Kentucky Authors and Poets

After my post on Tuesday, I felt that I ought to give writers from my home state props. So here, in no particular order and subject to change, are my current favorite books by Kentucky writers:



Jayber Crow by Wendell Berry. The closest you'll ever come to reading a river.




Buffalo Dance: The Journey of York poems by Frank X Walker. The story of York, William Clark's slave and a member of the Lewis and Clark expedition, told through York's own, beautifully imagined, voice.



The Coal Tattoo by Silas House. The sisters in this novel are an Applachian Sense and Sensibility pairing, but the story is House's own and very Kentuckian: relationships lost, broken, and mended; drinking; baptism; coal; land rights; and religion.



The Mother on the Other Side of the World: Poems by James Baker Hall. I have a feeling, from the readings I've been to, that anything by this former Poet Laureate of Kentucky is good poetry; this just happens to be the book I have right now.



The Bean Trees by Barbara Kingsolver. I'm sad that I haven't read more by Kingsolver because the characters in this novel are so well-drawn. I know that Kingsolver is no longer in Kentucky, but there's no denying the Kentucky influence here.

Wednesday, November 12, 2008

Novel Struggles and Fun

Lately, all my conversations have gone something like this:

Other Person: I haven’t seen you in a while—what are you up to?

Me: Um, I’m writing a novel…

Other Person: Really? What’s it about?

Me: Can I get back to you on that?

Since I’ve been researching and writing for about a year I ought to be able to say something. So here goes…

I’m using a multiple viewpoint structure.

The first book I ever read that changed narrative structure in the middle of the story was Treasure Island. I was about ten-years-old and shocked. And delighted. I’d been reading from Jim Hawkins' perspective and suddenly I was reading from the Doctor’s. The idea that one story could be viewed differently by different characters fascinated me.

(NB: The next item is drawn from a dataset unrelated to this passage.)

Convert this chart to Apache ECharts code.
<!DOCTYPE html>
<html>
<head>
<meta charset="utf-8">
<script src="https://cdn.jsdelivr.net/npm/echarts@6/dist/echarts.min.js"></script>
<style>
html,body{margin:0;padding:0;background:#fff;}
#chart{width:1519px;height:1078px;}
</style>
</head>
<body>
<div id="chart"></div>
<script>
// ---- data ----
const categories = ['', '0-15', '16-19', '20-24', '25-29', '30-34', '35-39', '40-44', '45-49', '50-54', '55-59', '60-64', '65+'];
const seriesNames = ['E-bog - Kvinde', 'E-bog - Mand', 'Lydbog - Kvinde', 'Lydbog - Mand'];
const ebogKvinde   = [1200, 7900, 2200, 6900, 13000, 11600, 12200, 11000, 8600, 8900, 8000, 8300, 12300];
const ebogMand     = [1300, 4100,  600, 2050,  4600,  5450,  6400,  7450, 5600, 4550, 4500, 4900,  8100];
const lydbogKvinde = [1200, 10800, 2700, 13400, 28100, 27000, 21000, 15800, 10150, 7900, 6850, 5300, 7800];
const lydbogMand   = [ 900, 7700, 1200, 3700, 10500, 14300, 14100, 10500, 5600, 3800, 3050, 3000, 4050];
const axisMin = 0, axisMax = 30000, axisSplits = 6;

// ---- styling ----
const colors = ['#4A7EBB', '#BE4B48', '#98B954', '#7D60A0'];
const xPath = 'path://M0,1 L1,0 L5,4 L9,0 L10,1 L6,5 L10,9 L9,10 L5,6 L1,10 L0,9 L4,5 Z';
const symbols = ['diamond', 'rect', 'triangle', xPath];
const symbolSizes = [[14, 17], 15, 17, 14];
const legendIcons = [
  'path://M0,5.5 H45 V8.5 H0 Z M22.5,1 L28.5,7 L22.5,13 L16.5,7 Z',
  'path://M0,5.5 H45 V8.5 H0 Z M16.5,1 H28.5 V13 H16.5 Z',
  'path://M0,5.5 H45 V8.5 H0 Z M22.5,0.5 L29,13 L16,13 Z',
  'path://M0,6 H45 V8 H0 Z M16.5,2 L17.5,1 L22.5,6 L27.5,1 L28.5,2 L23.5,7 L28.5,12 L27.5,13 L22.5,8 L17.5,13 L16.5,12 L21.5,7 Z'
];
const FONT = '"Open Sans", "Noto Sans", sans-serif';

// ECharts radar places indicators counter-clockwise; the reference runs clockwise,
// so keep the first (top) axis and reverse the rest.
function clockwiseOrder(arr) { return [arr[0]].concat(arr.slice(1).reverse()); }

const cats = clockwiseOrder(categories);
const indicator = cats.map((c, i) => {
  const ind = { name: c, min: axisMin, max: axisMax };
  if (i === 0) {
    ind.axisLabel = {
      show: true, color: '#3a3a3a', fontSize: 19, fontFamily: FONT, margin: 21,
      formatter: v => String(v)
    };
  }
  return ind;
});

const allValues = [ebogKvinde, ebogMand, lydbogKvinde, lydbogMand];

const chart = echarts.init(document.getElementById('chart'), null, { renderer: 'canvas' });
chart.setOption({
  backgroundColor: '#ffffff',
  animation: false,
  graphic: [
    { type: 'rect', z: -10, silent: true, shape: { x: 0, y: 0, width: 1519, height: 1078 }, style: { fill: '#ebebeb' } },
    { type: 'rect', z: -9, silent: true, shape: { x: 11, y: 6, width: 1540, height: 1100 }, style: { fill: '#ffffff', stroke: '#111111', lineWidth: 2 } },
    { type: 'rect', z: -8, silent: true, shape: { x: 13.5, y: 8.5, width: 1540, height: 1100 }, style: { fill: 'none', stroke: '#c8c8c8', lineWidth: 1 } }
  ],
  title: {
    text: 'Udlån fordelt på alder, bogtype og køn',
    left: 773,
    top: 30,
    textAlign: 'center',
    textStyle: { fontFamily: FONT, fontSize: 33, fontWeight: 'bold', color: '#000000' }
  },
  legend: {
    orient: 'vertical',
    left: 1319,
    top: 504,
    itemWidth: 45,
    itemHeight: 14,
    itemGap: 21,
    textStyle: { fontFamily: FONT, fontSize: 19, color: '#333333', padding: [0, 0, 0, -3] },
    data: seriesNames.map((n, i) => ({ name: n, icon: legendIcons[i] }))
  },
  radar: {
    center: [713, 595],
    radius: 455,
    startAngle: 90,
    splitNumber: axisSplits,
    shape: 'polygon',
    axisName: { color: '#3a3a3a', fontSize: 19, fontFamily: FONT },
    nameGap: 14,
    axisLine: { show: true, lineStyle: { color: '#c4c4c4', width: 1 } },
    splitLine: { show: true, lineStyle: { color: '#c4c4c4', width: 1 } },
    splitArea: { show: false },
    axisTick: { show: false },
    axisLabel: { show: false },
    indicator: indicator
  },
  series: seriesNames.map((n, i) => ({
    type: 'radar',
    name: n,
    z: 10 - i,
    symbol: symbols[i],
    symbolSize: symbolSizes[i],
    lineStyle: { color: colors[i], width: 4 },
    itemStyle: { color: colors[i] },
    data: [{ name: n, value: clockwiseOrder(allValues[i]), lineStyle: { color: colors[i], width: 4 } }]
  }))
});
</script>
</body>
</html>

As I matured, I read more books that played with narrative structure, moving between viewpoints, time frames, tenses, etc.: Home at the End of the World, In the Time of the Butterflies, The Hours, As I Lay Dying, and Rabbit, Run.

In other words, all the cool literary kids are doing it. (Correction: All the cool literary kids have done it; now it’s kind of old hat.) So I thought I would enjoy writing a multi-viewpoint novel. I do, but fitting all the different voices and tenses into my story structure is a bit like trying to create a single image out of several 5,000-piece puzzles—after they’ve been run through the wood-chipper.

I begin to see why some multi-viewpoint stories, although I enjoy their style, seem disappointing in terms of plot and character-development—by the time the author got all the structure worked out, her brain melted onto the keyboard.

So here’s a question: Is there a multi-viewpoint novel that you really enjoyed—both for the structure and story itself?

Tuesday, November 11, 2008

My Kind of Lunatics


Moby Dick is now the official "epic novel" of Massachusetts. What I love, however, is Rep. Cory Atkins' reaction to making Moby Dick the state book. Atkins sounds as if she was being asked to pass legislation to allow an open hunting season for kittens. I doubt my state legislature would get that excited over picking a state book.

But I suppose it's no surprise that Boston, MA is the U.S.A.'s 7th most literate city?

Monday, November 10, 2008

This is My Blog Post to the World

This is my blog post to the world
that’s always spamming me—
the simple news: I have a blog!
with silly buoyancy.
This message now submitted
(posts semi-regularly);
for love of words, dear readers,
please comment frequently.


With apologies to Emily Dickinson and meter in general.